## What you will do
Quote the data exactly, first line to the line containing "const radiusMax = 5.84;", with no pictures.

## Material provided

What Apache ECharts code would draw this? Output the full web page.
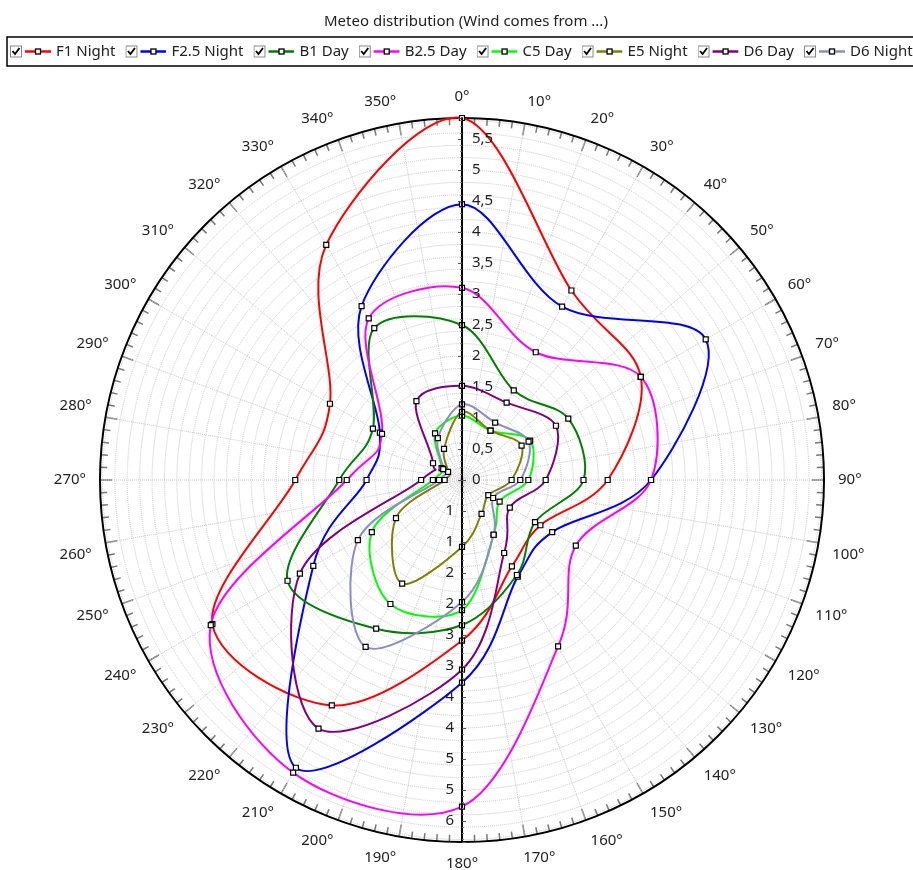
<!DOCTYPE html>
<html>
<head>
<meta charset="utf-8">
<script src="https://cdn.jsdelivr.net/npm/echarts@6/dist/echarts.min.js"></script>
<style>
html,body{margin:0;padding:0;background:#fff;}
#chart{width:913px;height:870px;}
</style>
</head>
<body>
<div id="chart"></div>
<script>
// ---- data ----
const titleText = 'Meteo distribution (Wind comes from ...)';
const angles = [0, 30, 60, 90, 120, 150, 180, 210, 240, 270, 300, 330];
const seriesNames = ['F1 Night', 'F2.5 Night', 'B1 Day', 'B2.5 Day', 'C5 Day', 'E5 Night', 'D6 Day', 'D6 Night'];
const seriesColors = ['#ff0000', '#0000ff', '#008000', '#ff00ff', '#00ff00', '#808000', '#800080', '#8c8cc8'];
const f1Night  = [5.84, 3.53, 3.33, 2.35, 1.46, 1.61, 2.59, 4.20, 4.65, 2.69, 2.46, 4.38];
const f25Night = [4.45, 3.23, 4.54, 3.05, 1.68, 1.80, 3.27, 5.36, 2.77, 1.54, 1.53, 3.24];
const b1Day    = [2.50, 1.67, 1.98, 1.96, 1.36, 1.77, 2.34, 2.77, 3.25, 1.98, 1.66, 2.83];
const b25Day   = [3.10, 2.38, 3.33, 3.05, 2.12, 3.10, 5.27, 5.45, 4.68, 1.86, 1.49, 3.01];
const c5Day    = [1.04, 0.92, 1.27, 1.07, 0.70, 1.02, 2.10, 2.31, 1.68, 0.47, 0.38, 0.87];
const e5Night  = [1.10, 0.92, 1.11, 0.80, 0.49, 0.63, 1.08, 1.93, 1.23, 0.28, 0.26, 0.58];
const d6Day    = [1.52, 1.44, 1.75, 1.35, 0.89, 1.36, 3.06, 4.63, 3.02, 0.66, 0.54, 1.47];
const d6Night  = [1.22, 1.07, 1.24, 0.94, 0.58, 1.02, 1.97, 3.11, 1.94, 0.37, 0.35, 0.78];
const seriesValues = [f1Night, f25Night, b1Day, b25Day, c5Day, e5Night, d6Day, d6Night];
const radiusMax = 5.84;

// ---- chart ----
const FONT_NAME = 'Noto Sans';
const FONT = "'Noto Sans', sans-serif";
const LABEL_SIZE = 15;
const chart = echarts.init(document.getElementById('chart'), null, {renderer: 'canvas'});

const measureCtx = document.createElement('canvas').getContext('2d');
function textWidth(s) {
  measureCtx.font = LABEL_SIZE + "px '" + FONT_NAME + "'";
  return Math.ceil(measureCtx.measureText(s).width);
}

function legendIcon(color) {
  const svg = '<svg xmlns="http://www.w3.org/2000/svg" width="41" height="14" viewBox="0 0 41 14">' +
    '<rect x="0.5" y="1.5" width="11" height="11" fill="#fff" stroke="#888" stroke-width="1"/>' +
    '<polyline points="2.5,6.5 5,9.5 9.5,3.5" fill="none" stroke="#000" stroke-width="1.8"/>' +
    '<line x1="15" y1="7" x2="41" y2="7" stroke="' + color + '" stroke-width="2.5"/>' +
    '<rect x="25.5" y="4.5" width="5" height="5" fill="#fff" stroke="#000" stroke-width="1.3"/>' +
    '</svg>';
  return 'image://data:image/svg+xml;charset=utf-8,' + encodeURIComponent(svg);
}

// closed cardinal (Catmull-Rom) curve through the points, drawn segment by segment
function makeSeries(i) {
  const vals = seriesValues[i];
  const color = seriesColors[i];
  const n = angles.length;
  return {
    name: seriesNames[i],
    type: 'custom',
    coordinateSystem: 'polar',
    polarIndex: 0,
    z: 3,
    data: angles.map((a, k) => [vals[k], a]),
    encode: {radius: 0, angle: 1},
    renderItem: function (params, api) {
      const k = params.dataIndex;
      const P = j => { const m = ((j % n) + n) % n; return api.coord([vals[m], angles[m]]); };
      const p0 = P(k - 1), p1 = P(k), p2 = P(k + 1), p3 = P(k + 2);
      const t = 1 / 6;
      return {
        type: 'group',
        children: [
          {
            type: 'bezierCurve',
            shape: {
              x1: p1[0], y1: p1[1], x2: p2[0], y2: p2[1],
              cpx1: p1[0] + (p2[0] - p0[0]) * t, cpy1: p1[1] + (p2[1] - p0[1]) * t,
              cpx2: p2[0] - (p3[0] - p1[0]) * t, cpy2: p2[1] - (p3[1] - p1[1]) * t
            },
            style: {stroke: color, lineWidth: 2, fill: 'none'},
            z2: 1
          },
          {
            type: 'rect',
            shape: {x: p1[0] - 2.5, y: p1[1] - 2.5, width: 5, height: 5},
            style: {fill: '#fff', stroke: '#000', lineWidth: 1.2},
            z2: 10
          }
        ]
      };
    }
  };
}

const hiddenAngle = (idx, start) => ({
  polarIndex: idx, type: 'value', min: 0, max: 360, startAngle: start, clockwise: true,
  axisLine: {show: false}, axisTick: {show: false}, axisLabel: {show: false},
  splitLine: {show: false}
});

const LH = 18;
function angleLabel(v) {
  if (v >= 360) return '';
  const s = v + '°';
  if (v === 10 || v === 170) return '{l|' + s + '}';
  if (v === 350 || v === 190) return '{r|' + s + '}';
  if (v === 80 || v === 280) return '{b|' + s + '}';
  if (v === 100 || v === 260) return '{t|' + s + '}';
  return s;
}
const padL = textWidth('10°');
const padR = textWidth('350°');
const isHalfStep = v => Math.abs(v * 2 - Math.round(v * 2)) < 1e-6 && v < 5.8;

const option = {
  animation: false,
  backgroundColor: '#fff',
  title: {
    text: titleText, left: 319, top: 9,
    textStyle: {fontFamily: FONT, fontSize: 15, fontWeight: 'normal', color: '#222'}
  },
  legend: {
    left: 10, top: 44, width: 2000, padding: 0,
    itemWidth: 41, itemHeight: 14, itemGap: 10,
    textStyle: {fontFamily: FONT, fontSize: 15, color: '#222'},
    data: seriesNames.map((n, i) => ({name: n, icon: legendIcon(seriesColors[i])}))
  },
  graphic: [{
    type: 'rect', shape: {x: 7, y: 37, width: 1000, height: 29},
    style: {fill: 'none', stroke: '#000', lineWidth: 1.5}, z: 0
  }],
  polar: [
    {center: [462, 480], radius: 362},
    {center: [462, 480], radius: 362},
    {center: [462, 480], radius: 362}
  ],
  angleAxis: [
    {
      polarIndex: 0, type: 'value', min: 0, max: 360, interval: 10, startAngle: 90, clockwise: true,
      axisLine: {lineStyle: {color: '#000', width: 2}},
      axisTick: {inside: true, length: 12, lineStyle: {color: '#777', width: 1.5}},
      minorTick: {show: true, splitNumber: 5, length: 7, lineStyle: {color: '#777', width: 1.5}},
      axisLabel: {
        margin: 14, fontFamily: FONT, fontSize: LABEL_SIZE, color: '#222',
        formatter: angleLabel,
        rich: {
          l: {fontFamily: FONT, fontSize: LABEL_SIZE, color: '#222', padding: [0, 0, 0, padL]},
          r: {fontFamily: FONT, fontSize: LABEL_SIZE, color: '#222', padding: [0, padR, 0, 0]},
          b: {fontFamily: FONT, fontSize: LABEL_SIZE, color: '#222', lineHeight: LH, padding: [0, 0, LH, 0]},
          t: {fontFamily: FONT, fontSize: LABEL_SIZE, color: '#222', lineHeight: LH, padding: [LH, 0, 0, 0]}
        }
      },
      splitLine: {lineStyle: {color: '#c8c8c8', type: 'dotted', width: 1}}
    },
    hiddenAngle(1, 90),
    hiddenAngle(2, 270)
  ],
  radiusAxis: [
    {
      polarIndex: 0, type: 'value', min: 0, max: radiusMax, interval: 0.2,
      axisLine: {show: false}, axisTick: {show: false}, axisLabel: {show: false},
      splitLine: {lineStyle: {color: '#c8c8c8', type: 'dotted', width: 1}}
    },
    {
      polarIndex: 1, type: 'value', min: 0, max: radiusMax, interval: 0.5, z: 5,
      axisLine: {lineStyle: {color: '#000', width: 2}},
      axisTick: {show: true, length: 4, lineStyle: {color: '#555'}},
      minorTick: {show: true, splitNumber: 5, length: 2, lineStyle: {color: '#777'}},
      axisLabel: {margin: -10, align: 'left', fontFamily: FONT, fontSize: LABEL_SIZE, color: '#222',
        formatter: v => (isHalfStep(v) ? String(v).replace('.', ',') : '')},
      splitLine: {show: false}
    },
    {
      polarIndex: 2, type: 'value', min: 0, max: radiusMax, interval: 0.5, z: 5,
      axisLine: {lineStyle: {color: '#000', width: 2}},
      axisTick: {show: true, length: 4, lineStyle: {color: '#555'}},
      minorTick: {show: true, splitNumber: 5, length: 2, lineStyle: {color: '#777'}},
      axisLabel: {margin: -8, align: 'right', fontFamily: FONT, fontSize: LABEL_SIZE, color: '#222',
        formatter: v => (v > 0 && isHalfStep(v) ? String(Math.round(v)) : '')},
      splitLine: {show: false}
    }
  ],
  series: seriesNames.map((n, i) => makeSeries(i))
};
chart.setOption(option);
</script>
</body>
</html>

## Reply
What Apache ECharts code would draw this? Output the full web page.
<!DOCTYPE html>
<html>
<head>
<meta charset="utf-8">
<script src="https://cdn.jsdelivr.net/npm/echarts@6/dist/echarts.min.js"></script>
<style>
html,body{margin:0;padding:0;background:#fff;}
#chart{width:913px;height:870px;}
</style>
</head>
<body>
<div id="chart"></div>
<script>
// ---- data ----
const titleText = 'Meteo distribution (Wind comes from ...)';
const angles = [0, 30, 60, 90, 120, 150, 180, 210, 240, 270, 300, 330];
const seriesNames = ['F1 Night', 'F2.5 Night', 'B1 Day', 'B2.5 Day', 'C5 Day', 'E5 Night', 'D6 Day', 'D6 Night'];
const seriesColors = ['#ff0000', '#0000ff', '#008000', '#ff00ff', '#00ff00', '#808000', '#800080', '#8c8cc8'];
const f1Night  = [5.84, 3.53, 3.33, 2.35, 1.46, 1.61, 2.59, 4.20, 4.65, 2.69, 2.46, 4.38];
const f25Night = [4.45, 3.23, 4.54, 3.05, 1.68, 1.80, 3.27, 5.36, 2.77, 1.54, 1.53, 3.24];
const b1Day    = [2.50, 1.67, 1.98, 1.96, 1.36, 1.77, 2.34, 2.77, 3.25, 1.98, 1.66, 2.83];
const b25Day   = [3.10, 2.38, 3.33, 3.05, 2.12, 3.10, 5.27, 5.45, 4.68, 1.86, 1.49, 3.01];
const c5Day    = [1.04, 0.92, 1.27, 1.07, 0.70, 1.02, 2.10, 2.31, 1.68, 0.47, 0.38, 0.87];
const e5Night  = [1.10, 0.92, 1.11, 0.80, 0.49, 0.63, 1.08, 1.93, 1.23, 0.28, 0.26, 0.58];
const d6Day    = [1.52, 1.44, 1.75, 1.35, 0.89, 1.36, 3.06, 4.63, 3.02, 0.66, 0.54, 1.47];
const d6Night  = [1.22, 1.07, 1.24, 0.94, 0.58, 1.02, 1.97, 3.11, 1.94, 0.37, 0.35, 0.78];
const seriesValues = [f1Night, f25Night, b1Day, b25Day, c5Day, e5Night, d6Day, d6Night];
const radiusMax = 5.84;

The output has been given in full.